GPS can also be worse in towns / cities, you get a canyon effect where your handset can only see a few satellites directly overhead wheras in the country side it can see the whole hemisphere and potentially get 10+ satellites which help improve accuracy. In places like New York, with tall buldings all round it can fail to lock eg car satnavs can struggle to locate at all.
The AlpineQuest app has a setting to adjust elevations to EGM96 geoid. That seems to make it more accurate for me, about 50m difference.
Seems it depends on the GPS chipset in the phone as well. Some just report WGS84 altitude, others also give altitude above MSL.
https://github.com/barbeau/gpstest/issues/296
I find these discussions of GPS altitude quite interesting - I had an Etrex (the old, old, yellow one) and accepted the view that, as it didn’t have a barometric altimeter, altitude readings were likely to be unreliable. I felt, however, that getting a position to within a few metres meant that a glance at the map should give me a pretty good estimate. What I did find, oddly, was the whenever I did that, the Etrex was within 5-10 metres too.

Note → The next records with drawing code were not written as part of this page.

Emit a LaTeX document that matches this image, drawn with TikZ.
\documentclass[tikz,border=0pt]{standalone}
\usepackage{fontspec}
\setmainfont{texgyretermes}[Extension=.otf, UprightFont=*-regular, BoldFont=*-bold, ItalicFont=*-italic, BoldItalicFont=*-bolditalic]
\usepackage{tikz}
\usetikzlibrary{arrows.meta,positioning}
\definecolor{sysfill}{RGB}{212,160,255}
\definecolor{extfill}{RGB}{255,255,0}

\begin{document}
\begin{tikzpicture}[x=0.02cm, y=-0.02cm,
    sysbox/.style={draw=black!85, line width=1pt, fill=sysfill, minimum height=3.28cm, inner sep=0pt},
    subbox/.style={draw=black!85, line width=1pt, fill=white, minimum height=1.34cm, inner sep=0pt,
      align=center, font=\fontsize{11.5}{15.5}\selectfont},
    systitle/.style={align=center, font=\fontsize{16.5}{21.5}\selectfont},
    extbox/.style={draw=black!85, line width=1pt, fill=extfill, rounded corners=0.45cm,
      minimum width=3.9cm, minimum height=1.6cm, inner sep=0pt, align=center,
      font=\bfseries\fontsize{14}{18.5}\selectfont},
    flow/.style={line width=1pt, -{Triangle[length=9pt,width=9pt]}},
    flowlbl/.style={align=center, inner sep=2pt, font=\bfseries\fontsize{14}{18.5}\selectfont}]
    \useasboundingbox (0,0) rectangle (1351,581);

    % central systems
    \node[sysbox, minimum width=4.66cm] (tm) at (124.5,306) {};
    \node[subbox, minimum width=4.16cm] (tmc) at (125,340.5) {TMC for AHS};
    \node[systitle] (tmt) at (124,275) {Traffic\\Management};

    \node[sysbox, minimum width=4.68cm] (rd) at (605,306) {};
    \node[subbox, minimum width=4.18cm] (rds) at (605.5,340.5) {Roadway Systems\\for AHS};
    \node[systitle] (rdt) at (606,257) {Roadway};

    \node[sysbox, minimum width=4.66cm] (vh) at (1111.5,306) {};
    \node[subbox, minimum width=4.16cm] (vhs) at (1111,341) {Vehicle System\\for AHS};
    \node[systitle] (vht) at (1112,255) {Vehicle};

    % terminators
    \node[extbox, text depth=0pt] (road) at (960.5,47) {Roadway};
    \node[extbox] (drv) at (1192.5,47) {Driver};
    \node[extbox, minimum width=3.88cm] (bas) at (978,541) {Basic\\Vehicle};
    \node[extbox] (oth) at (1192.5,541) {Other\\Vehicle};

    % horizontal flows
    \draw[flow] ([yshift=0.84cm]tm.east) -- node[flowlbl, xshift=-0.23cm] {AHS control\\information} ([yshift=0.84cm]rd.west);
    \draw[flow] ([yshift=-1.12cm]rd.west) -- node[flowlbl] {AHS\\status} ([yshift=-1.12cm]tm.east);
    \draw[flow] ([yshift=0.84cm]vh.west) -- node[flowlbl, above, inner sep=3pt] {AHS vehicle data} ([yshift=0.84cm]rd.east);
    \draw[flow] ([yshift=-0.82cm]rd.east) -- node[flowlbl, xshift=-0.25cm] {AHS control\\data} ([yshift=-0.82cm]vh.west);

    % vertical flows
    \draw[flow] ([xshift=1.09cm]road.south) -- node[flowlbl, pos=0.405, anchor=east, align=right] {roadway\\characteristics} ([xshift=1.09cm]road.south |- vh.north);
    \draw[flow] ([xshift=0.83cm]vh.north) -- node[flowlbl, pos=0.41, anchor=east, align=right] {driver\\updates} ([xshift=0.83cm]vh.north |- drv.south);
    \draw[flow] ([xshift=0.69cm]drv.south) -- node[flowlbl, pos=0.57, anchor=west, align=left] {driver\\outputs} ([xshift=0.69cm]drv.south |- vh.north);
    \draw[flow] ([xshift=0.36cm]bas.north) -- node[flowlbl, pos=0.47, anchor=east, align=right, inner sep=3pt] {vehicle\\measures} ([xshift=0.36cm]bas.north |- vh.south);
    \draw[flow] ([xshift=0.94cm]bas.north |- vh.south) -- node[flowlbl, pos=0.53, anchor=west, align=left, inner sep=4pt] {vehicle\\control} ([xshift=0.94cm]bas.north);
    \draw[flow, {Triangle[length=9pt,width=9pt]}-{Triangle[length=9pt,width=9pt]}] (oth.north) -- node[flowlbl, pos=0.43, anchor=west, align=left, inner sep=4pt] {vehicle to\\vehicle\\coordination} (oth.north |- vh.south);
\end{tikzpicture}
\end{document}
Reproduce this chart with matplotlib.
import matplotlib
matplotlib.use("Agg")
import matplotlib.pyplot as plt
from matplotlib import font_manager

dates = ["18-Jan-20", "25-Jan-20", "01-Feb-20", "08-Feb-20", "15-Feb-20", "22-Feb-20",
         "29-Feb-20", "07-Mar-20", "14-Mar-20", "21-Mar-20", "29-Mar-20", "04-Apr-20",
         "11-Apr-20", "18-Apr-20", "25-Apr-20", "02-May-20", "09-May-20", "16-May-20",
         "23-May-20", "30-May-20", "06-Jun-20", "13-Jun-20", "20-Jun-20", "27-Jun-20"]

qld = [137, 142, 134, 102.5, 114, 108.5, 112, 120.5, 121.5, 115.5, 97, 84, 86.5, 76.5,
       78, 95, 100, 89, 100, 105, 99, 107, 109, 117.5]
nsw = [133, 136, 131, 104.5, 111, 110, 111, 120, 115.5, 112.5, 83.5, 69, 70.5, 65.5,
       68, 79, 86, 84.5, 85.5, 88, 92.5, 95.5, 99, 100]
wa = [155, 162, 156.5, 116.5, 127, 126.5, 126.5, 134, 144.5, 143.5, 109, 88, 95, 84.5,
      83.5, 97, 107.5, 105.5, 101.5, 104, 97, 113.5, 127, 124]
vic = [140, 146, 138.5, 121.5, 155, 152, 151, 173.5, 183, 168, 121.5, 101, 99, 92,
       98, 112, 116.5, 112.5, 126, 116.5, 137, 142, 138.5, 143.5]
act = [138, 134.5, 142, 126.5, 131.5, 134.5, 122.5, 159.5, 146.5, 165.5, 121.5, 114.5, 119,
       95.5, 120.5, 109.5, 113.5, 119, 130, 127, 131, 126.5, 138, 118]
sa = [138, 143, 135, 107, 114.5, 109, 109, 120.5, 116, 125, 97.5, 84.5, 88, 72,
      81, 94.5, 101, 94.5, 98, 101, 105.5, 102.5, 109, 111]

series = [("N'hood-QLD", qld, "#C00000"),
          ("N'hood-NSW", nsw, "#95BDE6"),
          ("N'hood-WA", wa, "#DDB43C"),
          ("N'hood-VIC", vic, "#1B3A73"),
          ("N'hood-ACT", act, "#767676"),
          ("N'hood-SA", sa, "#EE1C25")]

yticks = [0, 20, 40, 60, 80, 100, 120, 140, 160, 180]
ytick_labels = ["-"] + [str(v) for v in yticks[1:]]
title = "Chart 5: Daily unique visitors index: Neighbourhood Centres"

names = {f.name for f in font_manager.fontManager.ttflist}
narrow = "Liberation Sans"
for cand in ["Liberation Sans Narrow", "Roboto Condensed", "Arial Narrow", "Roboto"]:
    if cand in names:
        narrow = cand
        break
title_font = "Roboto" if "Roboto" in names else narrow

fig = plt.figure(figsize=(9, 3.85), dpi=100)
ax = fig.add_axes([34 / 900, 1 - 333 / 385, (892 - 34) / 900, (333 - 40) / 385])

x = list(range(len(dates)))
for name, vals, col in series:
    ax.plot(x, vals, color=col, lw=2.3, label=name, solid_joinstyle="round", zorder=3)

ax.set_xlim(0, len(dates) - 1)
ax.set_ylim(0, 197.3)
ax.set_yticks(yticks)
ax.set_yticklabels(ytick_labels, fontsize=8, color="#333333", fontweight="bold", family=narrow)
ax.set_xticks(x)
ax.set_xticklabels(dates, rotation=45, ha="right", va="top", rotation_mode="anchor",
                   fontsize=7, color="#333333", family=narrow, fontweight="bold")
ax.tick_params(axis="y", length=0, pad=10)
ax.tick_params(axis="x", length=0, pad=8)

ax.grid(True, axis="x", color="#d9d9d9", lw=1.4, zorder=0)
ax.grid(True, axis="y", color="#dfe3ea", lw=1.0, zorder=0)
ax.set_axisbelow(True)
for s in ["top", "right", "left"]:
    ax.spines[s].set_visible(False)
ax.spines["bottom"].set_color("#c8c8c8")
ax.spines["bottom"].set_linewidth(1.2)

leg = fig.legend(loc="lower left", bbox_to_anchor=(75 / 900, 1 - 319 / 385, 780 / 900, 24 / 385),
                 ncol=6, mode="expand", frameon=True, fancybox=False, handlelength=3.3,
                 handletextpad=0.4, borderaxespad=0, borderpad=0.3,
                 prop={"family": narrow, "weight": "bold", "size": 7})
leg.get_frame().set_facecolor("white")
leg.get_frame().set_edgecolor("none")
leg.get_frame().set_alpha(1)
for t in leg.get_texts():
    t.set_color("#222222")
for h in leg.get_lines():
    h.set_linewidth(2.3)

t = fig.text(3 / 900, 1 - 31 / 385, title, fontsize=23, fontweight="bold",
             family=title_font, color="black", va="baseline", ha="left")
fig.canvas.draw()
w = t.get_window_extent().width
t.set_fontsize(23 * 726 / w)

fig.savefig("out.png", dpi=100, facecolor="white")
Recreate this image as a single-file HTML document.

Prior to that I had an Avocet altimeter, which was used as an adjunct to observation/guesswork to determine location, and that was a lot more likely to be inaccurate during a day's walking in changeable weather. The constant checking/resetting at known heights was irritating.
I had an Avocet. As you say, it was pretty variable and I'd have to reset it repeatedly on any day that had fronts coming through. Not as bad as my mates Suuto though - that was comically bad.
There are two different problems, 1, altitude error from GPS is 1.5-3x long & lat error. 2, the model in use, see https://www.esri.com/news/arcuser/0703/geoid1of3.html
eta; I'm not sure if android allows apps to expose the NMEA data from the GPS chipset, but ifit does, take a look at the GPGGA message
TJ - we canoed all the way down the river Wye over a few days, still managed to record quite significant elevation gains at times 😀 elevation on GPS = pinch of salt.
I always assumed that pretty much everyone in Leith was high as a kite most of the time.
Seems that the technology agrees.
Not far out, approx 13' at a fair old height.